Rules and regulations for Forex brokers in Japan
Forex markets suffered a bit of an upset last year when the Swiss National Bank ended the Swiss Franc’s peg to the Euro. The pegging of the Euro to the Swiss Franc was originally done to keep the EUR/CHF at the level of 1.2000. Along with its promises to defend the peg, such actions prompted a number of traders to set long orders on the EUR/CHF at 1.2000. Unfortunately, the cost of maintaining the peg increased significantly leading to it being abandoned. Within a matter of a few seconds close to 3000 pips were lost. Such a high level of slippage led to brokers and traders taking out stops and losing large amounts of money. Especially brokers who were offering leverage of up to 500:1. This upset in the Forex market led to many regulators rethinking leverage and margin. FSA Japan Forex brokers were able to weather the storm much better because the Agency had already reigned in the amount of leverage a broker is able to offer its clients. The FSA Japan also introduced a number of other measures:
Offshore brokers were prevented from soliciting Japanese investors – Japan has decided to follow the example of the USA and is trying to prevent offshore brokers from attracting Japanese clients. This isn’t the easiest of things for the FSA to do because it appears an ever increasing number of Japanese investors are actively seeking offshore brokers to trade with. They are choosing to do this to take advantage of lower margin requirements and higher leverage. In an effort to combat this problem the JFSA is co-operating with other regulatory bodies to make sure offshore brokers don’t attract clients from Japan.
The Japanese FSA is encouraging offshore brokers to establish local offices – Following on from the above point the FSA in Japan is encouraging offshore providers that want to attract Japanese clients to establish branches in Japan and obtain FSA Japan licenses.
What is likely to happen in the future for Forex traders in Japan?
The Japanese Financial Services Agency continues to work towards its aims and is currently communicating with other regulators to encourage them to prohibit regulated brokers from attracting Japanese clients. ASIC, the Australian regulatory body, has already implemented a ruling. CySEC, which is currently one of the largest regulatory bodies for Forex brokers, is in consultation with the FSA Japan and has yet to make an official declaration. Are Japanese Forex traders happy about these developments? Not very likely, as it means there are fewer choices. As the months move on the future situation is still very much unclear. But we will aim to keep you informed of any developments.

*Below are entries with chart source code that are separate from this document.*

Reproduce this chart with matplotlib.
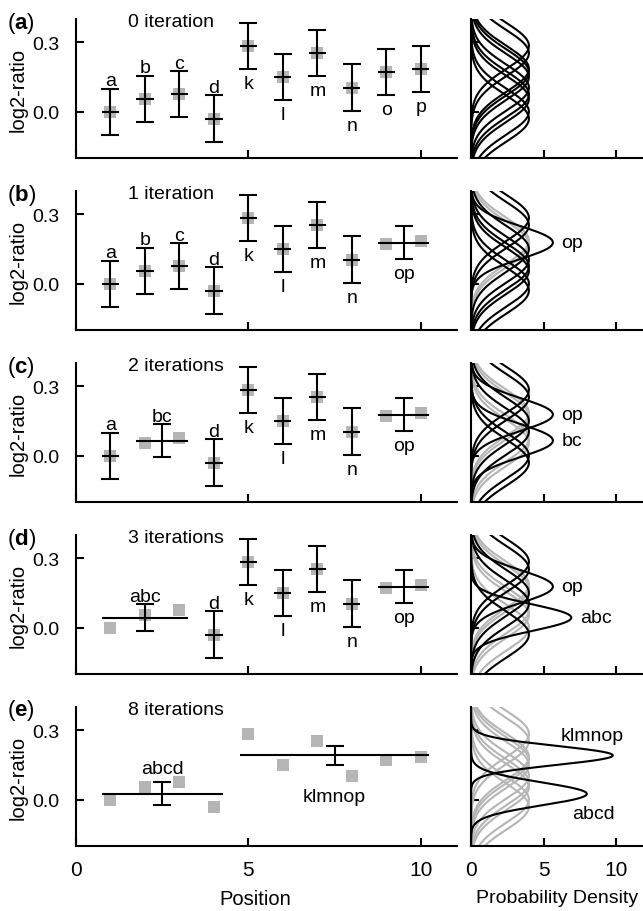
import numpy as np
import matplotlib
matplotlib.use('Agg')
import matplotlib.pyplot as plt

plt.rcParams['font.family'] = ['Liberation Sans', 'DejaVu Sans']
plt.rcParams['mathtext.fontset'] = 'custom'
plt.rcParams['mathtext.rm'] = 'Liberation Sans'
plt.rcParams['mathtext.bf'] = 'Liberation Sans:bold'

# Данные: позиции, значения log2-ratio и стандартное отклонение
names = ['a', 'b', 'c', 'd', 'k', 'l', 'm', 'n', 'o', 'p']
positions = [1, 2, 3, 4, 5, 6, 7, 8, 9, 10]
log2_ratio = [0.0, 0.055, 0.075, -0.03, 0.284, 0.15, 0.253, 0.104, 0.17, 0.185]
sd = 0.1

# Группы на каждой итерации
panel_letters = ['a', 'b', 'c', 'd', 'e']
titles = ['0 iteration', '1 iteration', '2 iterations', '3 iterations', '8 iterations']
groups_a = ['a', 'b', 'c', 'd', 'k', 'l', 'm', 'n', 'o', 'p']
groups_b = ['a', 'b', 'c', 'd', 'k', 'l', 'm', 'n', 'op']
groups_c = ['a', 'bc', 'd', 'k', 'l', 'm', 'n', 'op']
groups_d = ['abc', 'd', 'k', 'l', 'm', 'n', 'op']
groups_e = ['abcd', 'klmnop']
panel_groups = [groups_a, groups_b, groups_c, groups_d, groups_e]

W, H = 643, 912
fig = plt.figure(figsize=(W / 100, H / 100), dpi=100)

grey = '#b5b5b5'
lw = 1.5
fs = 14
yy = np.linspace(-0.2, 0.4, 500)
tops = [20, 192, 364, 536, 708]
ah = 139

def gauss(m, s):
    return np.exp(-0.5 * ((yy - m) / s) ** 2) / (s * np.sqrt(2 * np.pi))

for i, groups in enumerate(panel_groups):
    top = tops[i]
    b = 1 - (top + ah) / H
    ax = fig.add_axes([76 / W, b, 381 / W, ah / H])
    axd = fig.add_axes([471 / W, b, 172 / W, ah / H])
    last = i == len(panel_groups) - 1

    # левая панель
    ax.plot(positions, log2_ratio, 's', color=grey, ms=9, mew=0, zorder=1)
    for g in groups:
        idx = [names.index(ch) for ch in g]
        xs = [positions[j] for j in idx]
        vs = [log2_ratio[j] for j in idx]
        m = np.mean(vs)
        err = sd / np.sqrt(len(vs))
        xc = np.mean(xs)
        ax.hlines(m, min(xs) - 0.25, max(xs) + 0.25, color='black', lw=lw, zorder=3)
        ax.errorbar(xc, m, yerr=err, fmt='none', ecolor='black', elinewidth=lw,
                    capsize=6.2, capthick=lw, zorder=3)
        if max(xs) <= 4:
            ty = max(m + err, max(vs) + 0.026) + 0.015
            ax.text(xc, ty, g, ha='center', va='baseline', fontsize=fs)
        else:
            ty = min(m - err, min(vs) - 0.026) - 0.026
            ax.text(xc, ty, g, ha='center', va='top', fontsize=fs)

    ax.set_xlim(0, 11.05)
    ax.set_ylim(-0.2, 0.4)
    ax.set_xticks([0, 5, 10])
    ax.set_yticks([0, 0.3])
    ax.set_yticklabels(['0.0', '0.3'])
    ax.tick_params(direction='in', length=6, width=lw)
    ax.tick_params(axis='y', labelsize=14, pad=12)
    ax.tick_params(axis='x', labelsize=15, pad=10)
    ax.set_ylabel('log2-ratio', fontsize=14.5)
    ax.yaxis.set_label_coords(-0.128, 0.5)
    for s in ['top', 'right']:
        ax.spines[s].set_visible(False)
    for s in ['left', 'bottom']:
        ax.spines[s].set_linewidth(lw)
    ax.text(1.5, 0.391, titles[i], ha='left', va='center', fontsize=fs)
    fig.text(7 / W, 1 - (top + 3) / H, '($\\mathbf{' + panel_letters[i] + '}$)',
             ha='left', va='center', fontsize=16)

    # правая панель: плотности вероятности
    merged = ''.join(g for g in groups if len(g) > 1)
    for j, ch in enumerate(names):
        if ch in merged:
            axd.plot(gauss(log2_ratio[j], sd), yy, color=grey, lw=lw)
    for g in groups:
        idx = [names.index(ch) for ch in g]
        vs = [log2_ratio[j] for j in idx]
        m = np.mean(vs)
        s = sd / np.sqrt(len(vs))
        axd.plot(gauss(m, s), yy, color='black', lw=lw)
        if len(g) > 1:
            peak = 1 / (s * np.sqrt(2 * np.pi))
            if g == 'klmnop':
                axd.text(6.2, m + 0.086, g, ha='left', va='center', fontsize=fs)
            elif g == 'abcd':
                axd.text(6.95, m - 0.083, g, ha='left', va='center', fontsize=fs)
            else:
                axd.text(peak + 0.6, m, g, ha='left', va='center', fontsize=fs)

    axd.set_xlim(0, 11.85)
    axd.set_ylim(-0.2, 0.4)
    axd.set_xticks([0, 5, 10])
    axd.set_yticks([0, 0.3])
    axd.set_yticklabels([])
    axd.tick_params(direction='in', length=6, width=lw)
    axd.tick_params(axis='x', labelsize=15, pad=10)
    for s in ['top', 'right']:
        axd.spines[s].set_visible(False)
    for s in ['left', 'bottom']:
        axd.spines[s].set_linewidth(lw)

    if last:
        ax.set_xlabel('Position', fontsize=14.5)
        ax.xaxis.set_label_coords(0.47, -0.31)
        axd.set_xlabel('Probability Density', fontsize=14)
        axd.xaxis.set_label_coords(0.5, -0.31)
    else:
        ax.set_xticklabels([])
        axd.set_xticklabels([])

fig.savefig('out.png', dpi=100)
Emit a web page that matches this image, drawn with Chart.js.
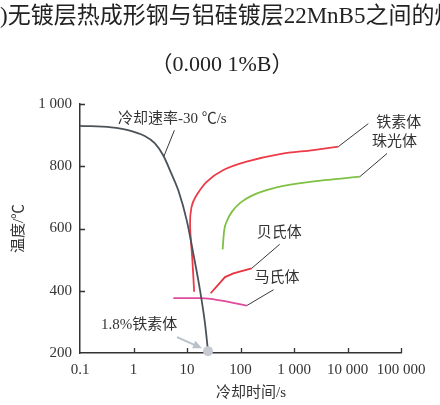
<!DOCTYPE html>
<html>
<head>
<meta charset="utf-8">
<script src="https://cdn.jsdelivr.net/npm/chart.js@4/dist/chart.umd.min.js"></script>
<style>
  html, body { margin: 0; padding: 0; background: #fff; }
  #wrap { position: relative; width: 440px; height: 405px; }
</style>
</head>
<body>
<div id="wrap"><canvas id="c" width="440" height="405"></canvas></div>
<script>
// Axis ticks
const xTickValues = [0.1, 1, 10, 100, 1000, 10000, 100000];
const xTickLabels = ['0.1', '1', '10', '100', '1 000', '10 000', '100 000'];
const yTickValues = [200, 400, 600, 800, 1000];
const yTickLabels = ['200', '400', '600', '800', '1 000'];

// Cooling curve at 30 °C/s (time in s, temperature in °C)
const coolTime = [0.1, 0.385, 0.79, 1.62, 2.49, 3.56, 5.09, 6.9, 9.86, 13.1, 17.5, 21.7, 24.7];
const coolTemp = [930, 925, 916, 897, 874, 836, 777, 722, 627, 520, 402, 295, 206];

// Ferrite start line
const ferriteTime = [13.6, 12.6, 11.4, 12.1, 14.5, 23.3, 47.8, 130, 547, 2296, 6730];
const ferriteTemp = [397, 500, 612, 668, 702, 750, 788, 815, 839, 852, 863];

// Pearlite start line
const pearliteTime = [46.4, 49.2, 56, 70, 100, 160, 474, 1991, 8356, 17140];
const pearliteTemp = [533, 590, 625, 655, 683, 705, 732, 750, 761, 767];

// Bainite start line
const bainiteTime = [27.7, 51.3, 73.5, 161.8];
const bainiteTemp = [392, 444, 456, 472];

// Martensite start line
const martensiteTime = [5.55, 18.7, 44.4, 130];
const martensiteTemp = [376, 376, 368, 352];

// Final point of the cooling path (1.8% ferrite)
const endTime = [24.7];
const endTemp = [206];

const pts = (xs, ys) => xs.map((x, i) => ({ x: x, y: ys[i] }));

const serif = '"Liberation Serif", "Noto Sans CJK SC", serif';

// Labels with leader lines: anchor is a data point, line runs to an offset (px), text placed at offset
const callouts = [
  { text: '冷却速率-30 ℃/s', at: { x: 3.7, y: 832 }, to: [10.5, -26], tx: [-46, -37] },
  { text: '铁素体', at: { x: ferriteTime[ferriteTime.length - 1], y: ferriteTemp[ferriteTemp.length - 1] }, to: [30, -23], tx: [38, -24] },
  { text: '珠光体', at: { x: pearliteTime[pearliteTime.length - 1], y: pearliteTemp[pearliteTemp.length - 1] }, to: [27, -23], tx: [12, -34] },
  { text: '贝氏体', at: { x: bainiteTime[bainiteTime.length - 1], y: bainiteTemp[bainiteTemp.length - 1] }, to: [28, -24], tx: [5, -35] },
  { text: '马氏体', at: { x: martensiteTime[martensiteTime.length - 1], y: martensiteTemp[martensiteTemp.length - 1] }, to: [27, -16], tx: [8, -28] }
];

const decor = {
  id: 'decor',
  afterDraw(chart) {
    const ctx = chart.ctx;
    const xs = chart.scales.x, ys = chart.scales.y;
    const a = chart.chartArea;
    ctx.save();

    // inward tick marks
    ctx.strokeStyle = '#333';
    ctx.lineWidth = 1.3;
    ctx.beginPath();
    xTickValues.forEach(v => {
      const px = Math.round(xs.getPixelForValue(v)) + 0.5;
      if (px > a.left + 2) { ctx.moveTo(px, a.bottom); ctx.lineTo(px, a.bottom - 5); }
    });
    yTickValues.forEach(v => {
      const py = Math.round(ys.getPixelForValue(v)) + 0.5;
      if (py < a.bottom - 2) { ctx.moveTo(a.left, py); ctx.lineTo(a.left + 5, py); }
    });
    ctx.stroke();

    // heading
    ctx.fillStyle = '#222';
    ctx.textBaseline = 'middle';
    ctx.textAlign = 'left';
    ctx.font = '23px ' + serif;
    ctx.fillText(')无镀层热成形钢与铝硅镀层22MnB5之间的焊', 0, 17);
    ctx.textAlign = 'center';
    ctx.font = '22px ' + serif;
    ctx.fillText('（0.000 1%B）', 222, 65);

    // axis titles
    ctx.font = '15px ' + serif;
    ctx.fillStyle = '#333';
    ctx.fillText('冷却时间/s', 251, 393);
    ctx.save();
    ctx.translate(19, (a.top + a.bottom) / 2);
    ctx.rotate(-Math.PI / 2);
    ctx.fillText('温度/℃', 0, 0);
    ctx.restore();

    // callouts
    ctx.textAlign = 'left';
    callouts.forEach(c => {
      const px = xs.getPixelForValue(c.at.x), py = ys.getPixelForValue(c.at.y);
      ctx.strokeStyle = '#222';
      ctx.lineWidth = 0.9;
      ctx.beginPath();
      ctx.moveTo(px, py);
      ctx.lineTo(px + c.to[0], py + c.to[1]);
      ctx.stroke();
      ctx.fillStyle = '#333';
      ctx.fillText(c.text, px + c.tx[0], py + c.tx[1]);
    });

    // 1.8% ferrite note with arrow towards the end point
    const ex = xs.getPixelForValue(endTime[0]), ey = ys.getPixelForValue(endTemp[0]);
    ctx.fillStyle = '#333';
    ctx.fillText('1.8%铁素体', 101, 325);
    const sx = ex - 31, sy = ey - 14, tx = ex - 6, ty = ey - 3;
    const ang = Math.atan2(ty - sy, tx - sx);
    ctx.strokeStyle = '#b9c1c9';
    ctx.fillStyle = '#b9c1c9';
    ctx.lineWidth = 2;
    ctx.beginPath();
    ctx.moveTo(sx, sy);
    ctx.lineTo(tx - 7 * Math.cos(ang), ty - 7 * Math.sin(ang));
    ctx.stroke();
    ctx.beginPath();
    ctx.moveTo(tx, ty);
    ctx.lineTo(tx - 9 * Math.cos(ang) + 4 * Math.sin(ang), ty - 9 * Math.sin(ang) - 4 * Math.cos(ang));
    ctx.lineTo(tx - 9 * Math.cos(ang) - 4 * Math.sin(ang), ty - 9 * Math.sin(ang) + 4 * Math.cos(ang));
    ctx.closePath();
    ctx.fill();

    ctx.restore();
  }
};

const line = (data, color, width, tension, mode) => ({
  data: data, showLine: true, borderColor: color, backgroundColor: color,
  borderWidth: width, pointRadius: 0, pointHoverRadius: 0, tension: tension,
  cubicInterpolationMode: mode || 'default', clip: false
});

new Chart(document.getElementById('c'), {
  type: 'scatter',
  data: {
    datasets: [
      { data: pts(endTime, endTemp), pointRadius: 5, pointBackgroundColor: '#c6cbd1', pointBorderWidth: 0, showLine: false, clip: false },
      line(pts(coolTime, coolTemp), '#4b5359', 1.8, 0.4, 'monotone'),
      line(pts(ferriteTime, ferriteTemp), '#ee3b48', 1.8, 0.35),
      line(pts(pearliteTime, pearliteTemp), '#80c144', 1.8, 0.4, 'monotone'),
      line(pts(bainiteTime, bainiteTemp), '#e8333f', 1.8, 0),
      line(pts(martensiteTime, martensiteTemp), '#e24b9c', 1.8, 0.4, 'monotone')
    ]
  },
  options: {
    responsive: false,
    animation: false,
    devicePixelRatio: 1,
    layout: { padding: { top: 104, right: 39, left: 0, bottom: 0 } },
    plugins: { legend: { display: false }, tooltip: { enabled: false } },
    scales: {
      x: {
        type: 'logarithmic', min: 0.1, max: 100000,
        afterBuildTicks: s => { s.ticks = xTickValues.map(v => ({ value: v })); },
        afterFit: s => { s.height = 52; },
        ticks: {
          autoSkip: false, maxRotation: 0, padding: 8, color: '#333',
          font: { family: serif, size: 15 },
          callback: v => xTickLabels[xTickValues.indexOf(v)]
        },
        grid: { display: true, drawOnChartArea: false, drawTicks: false },
        border: { display: true, color: '#333', width: 1.5 }
      },
      y: {
        type: 'linear', min: 200, max: 1000,
        afterBuildTicks: s => { s.ticks = yTickValues.map(v => ({ value: v })); },
        afterFit: s => { s.width = 80; },
        ticks: {
          autoSkip: false, padding: 8, color: '#333',
          font: { family: serif, size: 15 },
          callback: v => yTickLabels[yTickValues.indexOf(v)]
        },
        grid: { display: true, drawOnChartArea: false, drawTicks: false },
        border: { display: true, color: '#333', width: 1.5 }
      }
    }
  },
  plugins: [decor]
});
</script>
</body>
</html>
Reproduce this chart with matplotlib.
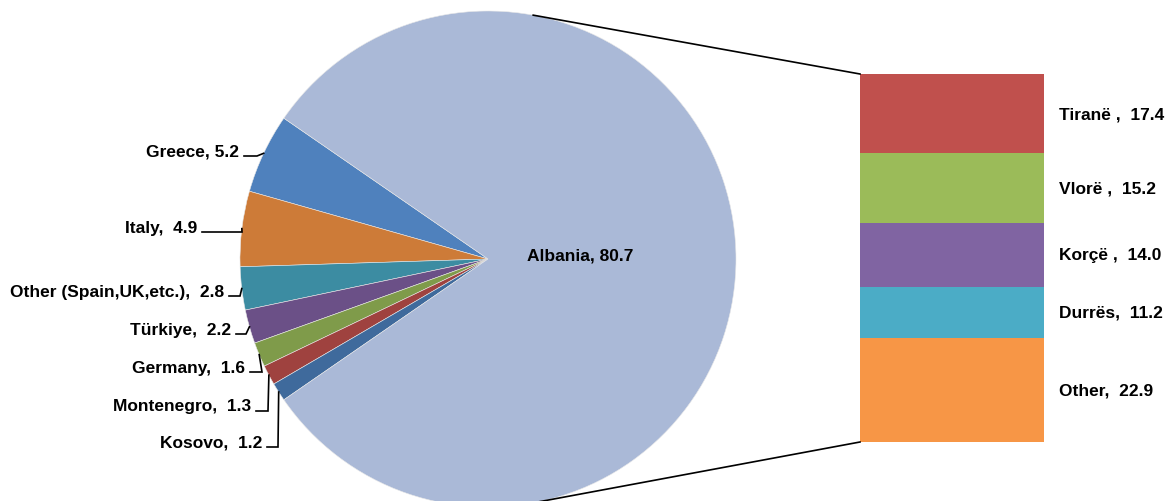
import matplotlib
matplotlib.use("Agg")
import matplotlib.pyplot as plt
import numpy as np

plt.rcParams['font.family'] = ['Liberation Sans', 'DejaVu Sans']

# share of remittances by origin country (%)
countries = ['Albania', 'Greece', 'Italy', 'Other (Spain,UK,etc.)', 'Türkiye',
             'Germany', 'Montenegro', 'Kosovo']
country_vals = [80.7, 5.2, 4.9, 2.8, 2.2, 1.6, 1.3, 1.2]
country_seps = [', ', ', ', ',  ', ',  ', ',  ', ',  ', ',  ', ',  ']
country_colors = ['#AAB9D7', '#4F81BD', '#CD7B38', '#3C8CA2', '#6B5087',
                  '#7F9B4A', '#9F423F', '#3F6A9C']

# breakdown of the Albania slice by region
regions = ['Tiranë ', 'Vlorë ', 'Korçë ', 'Durrës', 'Other']
region_vals = [17.4, 15.2, 14.0, 11.2, 22.9]
region_colors = ['#C0504D', '#9BBB59', '#8064A2', '#4BACC6', '#F79646']

W, H = 1170, 502
FS = 12.5
fig = plt.figure(figsize=(W / 100, H / 100), dpi=100)
ax = fig.add_axes([0, 0, 1, 1])

cx, cy, R = 488, 242, 248
small = sum(country_vals[1:]) / sum(country_vals) * 360
start = 180 - small / 2

# pie: small slices go first, counter-clockwise from the upper left
order = list(range(1, len(countries))) + [0]
vals = [country_vals[i] for i in order]
cols = [country_colors[i] for i in order]
wedges, _ = ax.pie(vals, colors=cols, startangle=start, counterclock=True,
                   center=(cx, cy), radius=R, frame=True,
                   wedgeprops=dict(edgecolor='#e8e8e8', linewidth=0.4))

# labels for the small slices, with elbow leaders
lab_end = [239, 197, 224, 231, 245, 251, 262]
lab_y = [152, 228, 292, 330, 368, 407, 443]
elbow_x = [257, 242, 240, 246, 262, 268, 278]
for k, w in enumerate(wedges[:-1]):
    i = order[k]
    mid = np.deg2rad((w.theta1 + w.theta2) / 2)
    px, py = cx + R * np.cos(mid), cy + R * np.sin(mid)
    ty = H - lab_y[k]
    ax.text(lab_end[k], ty, f"{countries[i]}{country_seps[i]}{country_vals[i]:.1f}",
            ha='right', va='center', fontsize=FS, fontweight='bold')
    ly = ty - 5
    ax.plot([lab_end[k] + 5, elbow_x[k], px], [ly, ly, py],
            color='black', lw=1.2, solid_joinstyle='miter')

# label inside the big slice
aw = wedges[-1]
amid = np.deg2rad((aw.theta1 + aw.theta2) / 2)
ax.text(cx + 0.37 * R * np.cos(amid), cy + 0.37 * R * np.sin(amid) + 4,
        f"{countries[0]}, {country_vals[0]:.1f}",
        ha='center', va='center', fontsize=FS, fontweight='bold')

# stacked bar for the regional split
bar_x, bar_w = 952, 184
bar_bottom, bar_top = H - 443, H - 75
scale = (bar_top - bar_bottom) / sum(region_vals)
bottom = bar_bottom
for name, v, c in reversed(list(zip(regions, region_vals, region_colors))):
    h = v * scale
    ax.bar(bar_x, h, width=bar_w, bottom=bottom, color=c, linewidth=0)
    ax.text(bar_x + bar_w / 2 + 15, bottom + h / 2, f"{name},  {v:.1f}",
            ha='left', va='center', fontsize=FS, fontweight='bold')
    bottom += h

# connector lines from the pie to the bar
for ang, by in [(79.5, bar_top), (-79.5, bar_bottom)]:
    a = np.deg2rad(ang)
    ax.plot([cx + R * np.cos(a), bar_x - bar_w / 2],
            [cy + R * np.sin(a), by], color='black', lw=1.2)

ax.set_xlim(0, W)
ax.set_ylim(0, H)
ax.set_aspect('auto')
ax.axis('off')
fig.savefig('out.png', dpi=100)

How to find out whether a Forex broker in Japan is regulated by the FSA Japan
When you are choosing a Forex broker and want to be sure the broker is FSA regulated the first place to look is the broker’s website. At the bottom of the first page, you will generally find the operator’s license details. Of course, not all brokers do this, and there are those that list false information. Which is why you should perform due diligence and undertake a check yourself. Finding out whether a Forex broker in Japan is regulated by the FSA is a simple case of visiting the agency’s website and looking for further details. The process isn’t as easy as some other regulatory bodies as it involves looking through a list. But spend a few minutes perusing the lists and you can consider it time well spent. There is also a list of names, persons, and companies who have been found conducting financial instruments business without the correct license.